▶ [Written task] Quote the records that follow in full and exactly; leave out the pictures.

━━━ Records for the exercise

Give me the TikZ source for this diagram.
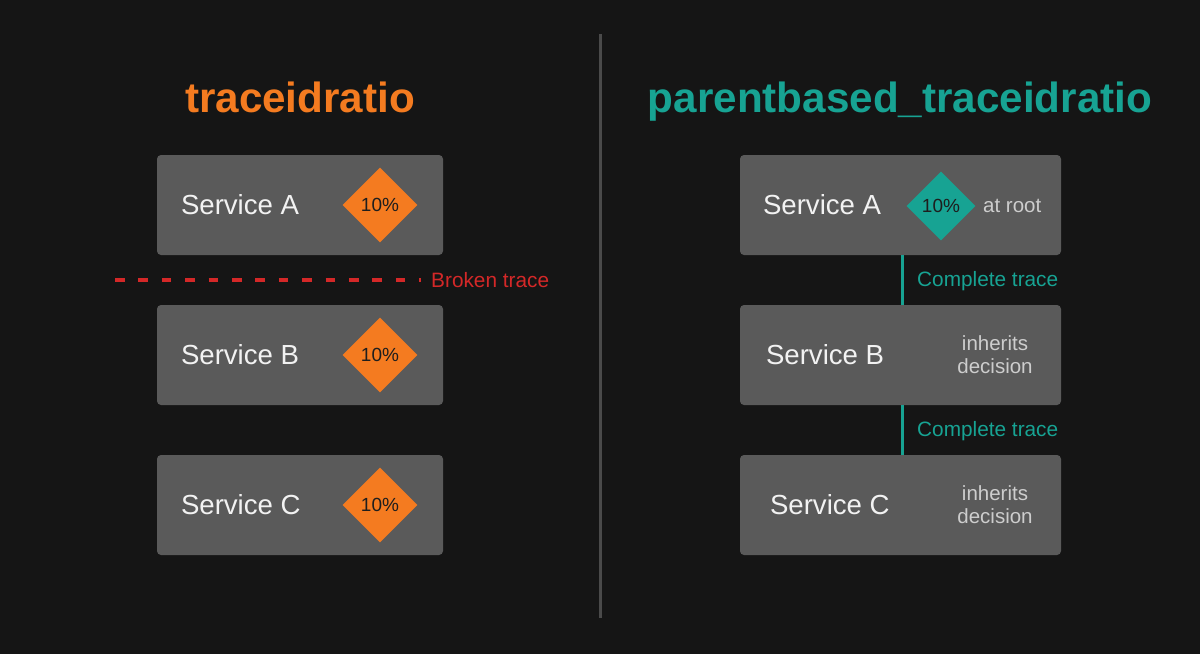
\documentclass[tikz,border=0pt]{standalone}
\usepackage{fontspec}
\setmainfont{Liberation Sans}
\usetikzlibrary{shapes.geometric}
\definecolor{bgc}{HTML}{151515}
\definecolor{boxc}{HTML}{5A5A5A}
\definecolor{orangec}{HTML}{F47B20}
\definecolor{tealc}{HTML}{17A393}
\definecolor{redc}{HTML}{D42828}
\definecolor{divc}{HTML}{4A4A4A}
\definecolor{txtc}{HTML}{F2F2F2}
\definecolor{subc}{HTML}{CDCDCD}
\definecolor{darkc}{HTML}{1E1E1E}
\begin{document}
\begin{tikzpicture}[x=1pt,y=-1pt,
  svcbox/.style={fill=boxc, draw=none, rounded corners=4pt, inner sep=0pt},
  lbox/.style={svcbox, minimum width=286pt, minimum height=100pt},
  rbox/.style={svcbox, minimum width=321pt, minimum height=100pt},
  svc/.style={text=txtc, font=\fontsize{27.6}{32}\selectfont, anchor=west, inner sep=0pt},
  pct/.style={diamond, aspect=1, inner sep=0pt, minimum width=#1, minimum height=#1, text=darkc, font=\fontsize{19}{22}\selectfont},
  sub/.style={text=subc, font=\fontsize{20.5}{24}\selectfont, inner sep=0pt, align=center},
  title/.style={font=\bfseries\fontsize{42.2}{48}\selectfont, anchor=base, inner sep=0pt},
  conn/.style={draw=tealc, line width=3pt},
  connlabel/.style={text=tealc, font=\fontsize{20.8}{24}\selectfont, anchor=west, inner sep=0pt},
]
\useasboundingbox[fill=bgc] (0,0) rectangle (1200,654);

% divider
\coordinate (d0) at (600,34);
\coordinate (d1) at (600,618);
\draw[divc, line width=3pt] (d0) -- (d1);

% titles
\node[title, text=orangec] (t1) at (300,112) {traceidratio};
\node[title, text=tealc] (t2) at (900,112) {parentbased\_traceidratio};

% left column
\node[lbox] (la) at (300,205) {};
\node[lbox] (lb) at (300,355) {};
\node[lbox] (lc) at (300,505) {};
\node[svc] (la-t) at ([xshift=24pt]la.west) {Service A};
\node[svc] (lb-t) at ([xshift=24pt]lb.west) {Service B};
\node[svc] (lc-t) at ([xshift=24pt]lc.west) {Service C};
\node[pct=75pt, fill=orangec] (la-d) at (380,205) {10\%};
\node[pct=75pt, fill=orangec] (lb-d) at (380,355) {10\%};
\node[pct=75pt, fill=orangec] (lc-d) at (380,505) {10\%};

% broken trace
\coordinate (bt0) at (115,280);
\node[text=redc, font=\fontsize{20.8}{24}\selectfont, anchor=west, inner sep=0pt] (btl) at (431,280) {Broken trace};
\draw[redc, line width=3.5pt, dash pattern=on 9.5pt off 13.9pt, shorten >=10pt] (bt0) -- (btl.west);

% right column
\node[rbox] (ra) at (900.5,205) {};
\node[rbox] (rb) at (900.5,355) {};
\node[rbox] (rc) at (900.5,505) {};
\node[svc] (ra-t) at ([xshift=23pt]ra.west) {Service A};
\node[svc] (rb-t) at ([xshift=26pt]rb.west) {Service B};
\node[svc] (rc-t) at ([xshift=30pt]rc.west) {Service C};
\node[pct=69pt, fill=tealc] (ra-d) at (941,206) {10\%};
\node[sub, anchor=west] (ra-s) at (983,206) {at root};
\node[sub] (rb-s) at (995,355) {inherits\\[-1pt]decision};
\node[sub] (rc-s) at (995,505) {inherits\\[-1pt]decision};

% connectors
\draw[conn] ([xshift=1.5pt]ra.south) -- ([xshift=1.5pt]rb.north);
\draw[conn] ([xshift=1.5pt]rb.south) -- ([xshift=1.5pt]rc.north);
\node[connlabel] (c1) at (917,281) {Complete trace};
\node[connlabel] (c2) at (917,431) {Complete trace};
\end{tikzpicture}
\end{document}
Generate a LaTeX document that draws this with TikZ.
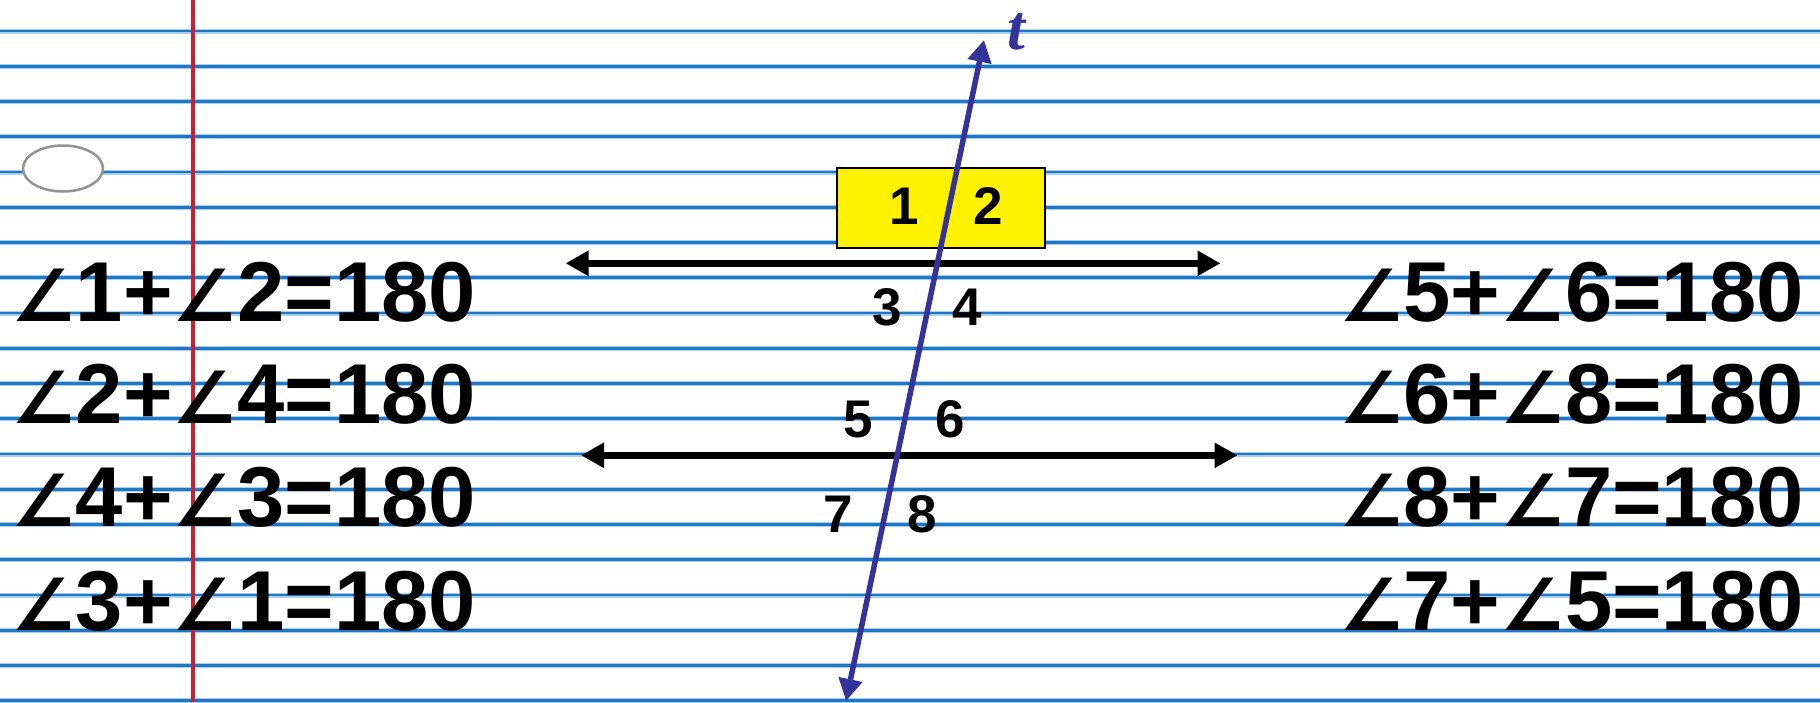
\documentclass[tikz,border=0pt]{standalone}
\usepackage{fontspec}
\setmainfont{Liberation Sans}
\newfontfamily\angfont{DejaVu Sans}
\newfontfamily\tfont{Liberation Serif}
\usetikzlibrary{arrows.meta,shapes.geometric}
\definecolor{ruleblue}{RGB}{30,118,196}
\definecolor{ruleedge}{RGB}{165,208,240}
\definecolor{marginred}{RGB}{200,32,48}
\definecolor{transblue}{RGB}{51,51,153}
\newcommand\myang{{\angfont\fontsize{72}{72}\selectfont ∠}}
\tikzset{
  eqn/.style={inner sep=0pt, font=\bfseries\fontsize{85}{85}\selectfont},
  numlab/.style={inner sep=0pt, anchor=base, font=\bfseries\fontsize{53}{53}\selectfont},
  parline/.style={line width=6.5pt, {Triangle[length=23pt,width=24pt]}-{Triangle[length=23pt,width=24pt]}},
  transline/.style={transblue, line width=5.5pt, {Triangle[length=22pt,width=23pt]}-{Triangle[length=22pt,width=23pt]}},
  yellowbox/.style={draw=black, line width=2pt, fill=yellow, minimum width=208pt, minimum height=80pt, inner sep=0pt},
  holeshape/.style={ellipse, draw=gray!85, line width=2.5pt, fill=white, minimum width=80pt, minimum height=46pt, inner sep=0pt}
}
\begin{document}
\begin{tikzpicture}[x=1pt,y=-1pt]
\useasboundingbox (0,0) rectangle (1820,702);
\fill[white] (0,0) rectangle (1820,702);
% ruled lines
\foreach \k in {0,...,19}{
  \draw[ruleedge, line width=5pt] (0,{31+35.25*\k}) -- (1820,{31+35.25*\k});
  \draw[ruleblue, line width=2.6pt] (0,{31+35.25*\k}) -- (1820,{31+35.25*\k});
}
% margin line
\draw[marginred, line width=4pt] (193,0) -- (193,702);
% punch hole
\node[holeshape] (hole) at (63,168.5) {};
% yellow box
\node[yellowbox] (box) at (941,208) {};
% parallel lines
\coordinate (l1a) at (565.6,263.3);
\coordinate (l1b) at (1220.5,263.3);
\coordinate (l2a) at (581,455.3);
\coordinate (l2b) at (1237.5,455.3);
\draw[parline] (l1a) -- (l1b);
\draw[parline] (l2a) -- (l2b);
% transversal
\coordinate (ttop) at (984,40);
\coordinate (tbot) at (846,701);
\draw[transline] (tbot) -- (ttop);
\node[inner sep=0pt, anchor=base, text=transblue, font=\tfont\bfseries\itshape\fontsize{64}{64}\selectfont] (tlab) at (1016,49) {t};
% angle numbers
\node[numlab] (n1) at (904,224) {1};
\node[numlab] (n2) at (988,224) {2};
\node[numlab] (n3) at (887,325) {3};
\node[numlab] (n4) at (967,325) {4};
\node[numlab] (n5) at (858,437) {5};
\node[numlab] (n6) at (950.5,437) {6};
\node[numlab] (n7) at (838.5,532) {7};
\node[numlab] (n8) at (922,532) {8};
% equations left
\node[eqn, anchor=base west] (e1) at (11,321.7) {\myang1+\myang2=180};
\node[eqn, anchor=base west] (e2) at (11,423) {\myang2+\myang4=180};
\node[eqn, anchor=base west] (e3) at (11,526.7) {\myang4+\myang3=180};
\node[eqn, anchor=base west] (e4) at (11,630) {\myang3+\myang1=180};
% equations right
\node[eqn, anchor=base east] (e5) at (1804,321.7) {\myang5+\myang6=180};
\node[eqn, anchor=base east] (e6) at (1804,423) {\myang6+\myang8=180};
\node[eqn, anchor=base east] (e7) at (1804,526.7) {\myang8+\myang7=180};
\node[eqn, anchor=base east] (e8) at (1804,630) {\myang7+\myang5=180};
\end{tikzpicture}
\end{document}
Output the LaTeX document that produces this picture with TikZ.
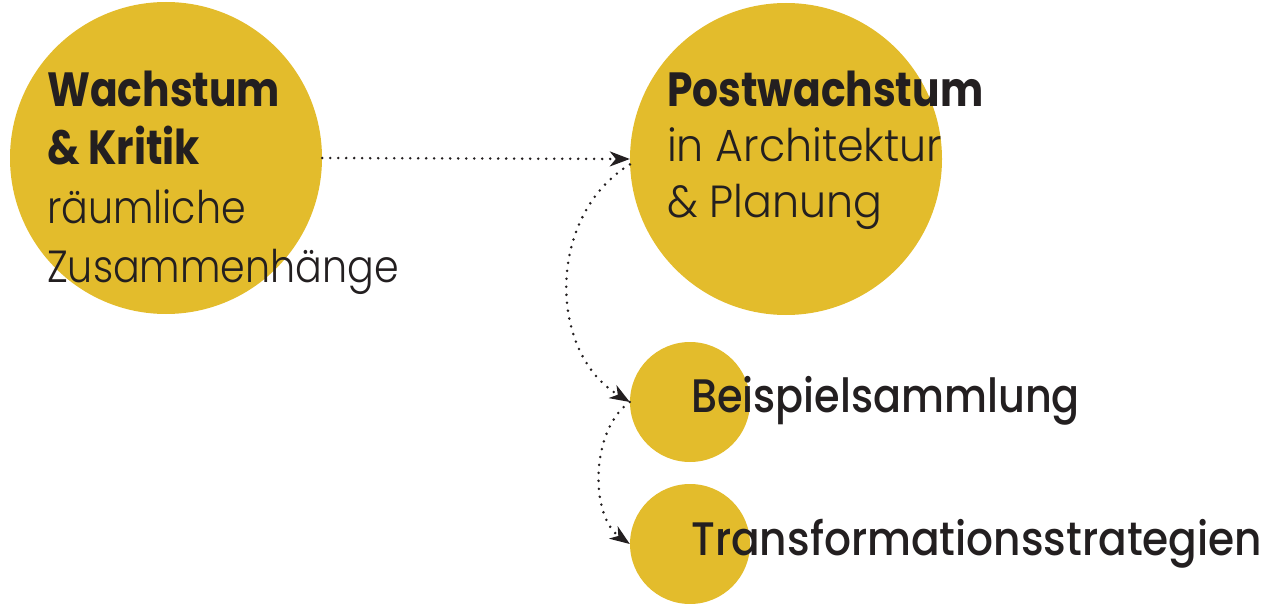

━━━━━━

▶ [Correct output]
Give me the TikZ source for this diagram.
\documentclass[tikz,border=0pt]{standalone}
\usepackage{fontspec}
\setmainfont{Liberation Sans}
\usetikzlibrary{shapes.geometric}
\definecolor{bgc}{HTML}{151515}
\definecolor{boxc}{HTML}{5A5A5A}
\definecolor{orangec}{HTML}{F47B20}
\definecolor{tealc}{HTML}{17A393}
\definecolor{redc}{HTML}{D42828}
\definecolor{divc}{HTML}{4A4A4A}
\definecolor{txtc}{HTML}{F2F2F2}
\definecolor{subc}{HTML}{CDCDCD}
\definecolor{darkc}{HTML}{1E1E1E}
\begin{document}
\begin{tikzpicture}[x=1pt,y=-1pt,
  svcbox/.style={fill=boxc, draw=none, rounded corners=4pt, inner sep=0pt},
  lbox/.style={svcbox, minimum width=286pt, minimum height=100pt},
  rbox/.style={svcbox, minimum width=321pt, minimum height=100pt},
  svc/.style={text=txtc, font=\fontsize{27.6}{32}\selectfont, anchor=west, inner sep=0pt},
  pct/.style={diamond, aspect=1, inner sep=0pt, minimum width=#1, minimum height=#1, text=darkc, font=\fontsize{19}{22}\selectfont},
  sub/.style={text=subc, font=\fontsize{20.5}{24}\selectfont, inner sep=0pt, align=center},
  title/.style={font=\bfseries\fontsize{42.2}{48}\selectfont, anchor=base, inner sep=0pt},
  conn/.style={draw=tealc, line width=3pt},
  connlabel/.style={text=tealc, font=\fontsize{20.8}{24}\selectfont, anchor=west, inner sep=0pt},
]
\useasboundingbox[fill=bgc] (0,0) rectangle (1200,654);

% divider
\coordinate (d0) at (600,34);
\coordinate (d1) at (600,618);
\draw[divc, line width=3pt] (d0) -- (d1);

% titles
\node[title, text=orangec] (t1) at (300,112) {traceidratio};
\node[title, text=tealc] (t2) at (900,112) {parentbased\_traceidratio};

% left column
\node[lbox] (la) at (300,205) {};
\node[lbox] (lb) at (300,355) {};
\node[lbox] (lc) at (300,505) {};
\node[svc] (la-t) at ([xshift=24pt]la.west) {Service A};
\node[svc] (lb-t) at ([xshift=24pt]lb.west) {Service B};
\node[svc] (lc-t) at ([xshift=24pt]lc.west) {Service C};
\node[pct=75pt, fill=orangec] (la-d) at (380,205) {10\%};
\node[pct=75pt, fill=orangec] (lb-d) at (380,355) {10\%};
\node[pct=75pt, fill=orangec] (lc-d) at (380,505) {10\%};

% broken trace
\coordinate (bt0) at (115,280);
\node[text=redc, font=\fontsize{20.8}{24}\selectfont, anchor=west, inner sep=0pt] (btl) at (431,280) {Broken trace};
\draw[redc, line width=3.5pt, dash pattern=on 9.5pt off 13.9pt, shorten >=10pt] (bt0) -- (btl.west);

% right column
\node[rbox] (ra) at (900.5,205) {};
\node[rbox] (rb) at (900.5,355) {};
\node[rbox] (rc) at (900.5,505) {};
\node[svc] (ra-t) at ([xshift=23pt]ra.west) {Service A};
\node[svc] (rb-t) at ([xshift=26pt]rb.west) {Service B};
\node[svc] (rc-t) at ([xshift=30pt]rc.west) {Service C};
\node[pct=69pt, fill=tealc] (ra-d) at (941,206) {10\%};
\node[sub, anchor=west] (ra-s) at (983,206) {at root};
\node[sub] (rb-s) at (995,355) {inherits\\[-1pt]decision};
\node[sub] (rc-s) at (995,505) {inherits\\[-1pt]decision};

% connectors
\draw[conn] ([xshift=1.5pt]ra.south) -- ([xshift=1.5pt]rb.north);
\draw[conn] ([xshift=1.5pt]rb.south) -- ([xshift=1.5pt]rc.north);
\node[connlabel] (c1) at (917,281) {Complete trace};
\node[connlabel] (c2) at (917,431) {Complete trace};
\end{tikzpicture}
\end{document}
Generate a LaTeX document that draws this with TikZ.
\documentclass[tikz,border=0pt]{standalone}
\usepackage{fontspec}
\setmainfont{Liberation Sans}
\newfontfamily\angfont{DejaVu Sans}
\newfontfamily\tfont{Liberation Serif}
\usetikzlibrary{arrows.meta,shapes.geometric}
\definecolor{ruleblue}{RGB}{30,118,196}
\definecolor{ruleedge}{RGB}{165,208,240}
\definecolor{marginred}{RGB}{200,32,48}
\definecolor{transblue}{RGB}{51,51,153}
\newcommand\myang{{\angfont\fontsize{72}{72}\selectfont ∠}}
\tikzset{
  eqn/.style={inner sep=0pt, font=\bfseries\fontsize{85}{85}\selectfont},
  numlab/.style={inner sep=0pt, anchor=base, font=\bfseries\fontsize{53}{53}\selectfont},
  parline/.style={line width=6.5pt, {Triangle[length=23pt,width=24pt]}-{Triangle[length=23pt,width=24pt]}},
  transline/.style={transblue, line width=5.5pt, {Triangle[length=22pt,width=23pt]}-{Triangle[length=22pt,width=23pt]}},
  yellowbox/.style={draw=black, line width=2pt, fill=yellow, minimum width=208pt, minimum height=80pt, inner sep=0pt},
  holeshape/.style={ellipse, draw=gray!85, line width=2.5pt, fill=white, minimum width=80pt, minimum height=46pt, inner sep=0pt}
}
\begin{document}
\begin{tikzpicture}[x=1pt,y=-1pt]
\useasboundingbox (0,0) rectangle (1820,702);
\fill[white] (0,0) rectangle (1820,702);
% ruled lines
\foreach \k in {0,...,19}{
  \draw[ruleedge, line width=5pt] (0,{31+35.25*\k}) -- (1820,{31+35.25*\k});
  \draw[ruleblue, line width=2.6pt] (0,{31+35.25*\k}) -- (1820,{31+35.25*\k});
}
% margin line
\draw[marginred, line width=4pt] (193,0) -- (193,702);
% punch hole
\node[holeshape] (hole) at (63,168.5) {};
% yellow box
\node[yellowbox] (box) at (941,208) {};
% parallel lines
\coordinate (l1a) at (565.6,263.3);
\coordinate (l1b) at (1220.5,263.3);
\coordinate (l2a) at (581,455.3);
\coordinate (l2b) at (1237.5,455.3);
\draw[parline] (l1a) -- (l1b);
\draw[parline] (l2a) -- (l2b);
% transversal
\coordinate (ttop) at (984,40);
\coordinate (tbot) at (846,701);
\draw[transline] (tbot) -- (ttop);
\node[inner sep=0pt, anchor=base, text=transblue, font=\tfont\bfseries\itshape\fontsize{64}{64}\selectfont] (tlab) at (1016,49) {t};
% angle numbers
\node[numlab] (n1) at (904,224) {1};
\node[numlab] (n2) at (988,224) {2};
\node[numlab] (n3) at (887,325) {3};
\node[numlab] (n4) at (967,325) {4};
\node[numlab] (n5) at (858,437) {5};
\node[numlab] (n6) at (950.5,437) {6};
\node[numlab] (n7) at (838.5,532) {7};
\node[numlab] (n8) at (922,532) {8};
% equations left
\node[eqn, anchor=base west] (e1) at (11,321.7) {\myang1+\myang2=180};
\node[eqn, anchor=base west] (e2) at (11,423) {\myang2+\myang4=180};
\node[eqn, anchor=base west] (e3) at (11,526.7) {\myang4+\myang3=180};
\node[eqn, anchor=base west] (e4) at (11,630) {\myang3+\myang1=180};
% equations right
\node[eqn, anchor=base east] (e5) at (1804,321.7) {\myang5+\myang6=180};
\node[eqn, anchor=base east] (e6) at (1804,423) {\myang6+\myang8=180};
\node[eqn, anchor=base east] (e7) at (1804,526.7) {\myang8+\myang7=180};
\node[eqn, anchor=base east] (e8) at (1804,630) {\myang7+\myang5=180};
\end{tikzpicture}
\end{document}
Output the LaTeX document that produces this picture with TikZ.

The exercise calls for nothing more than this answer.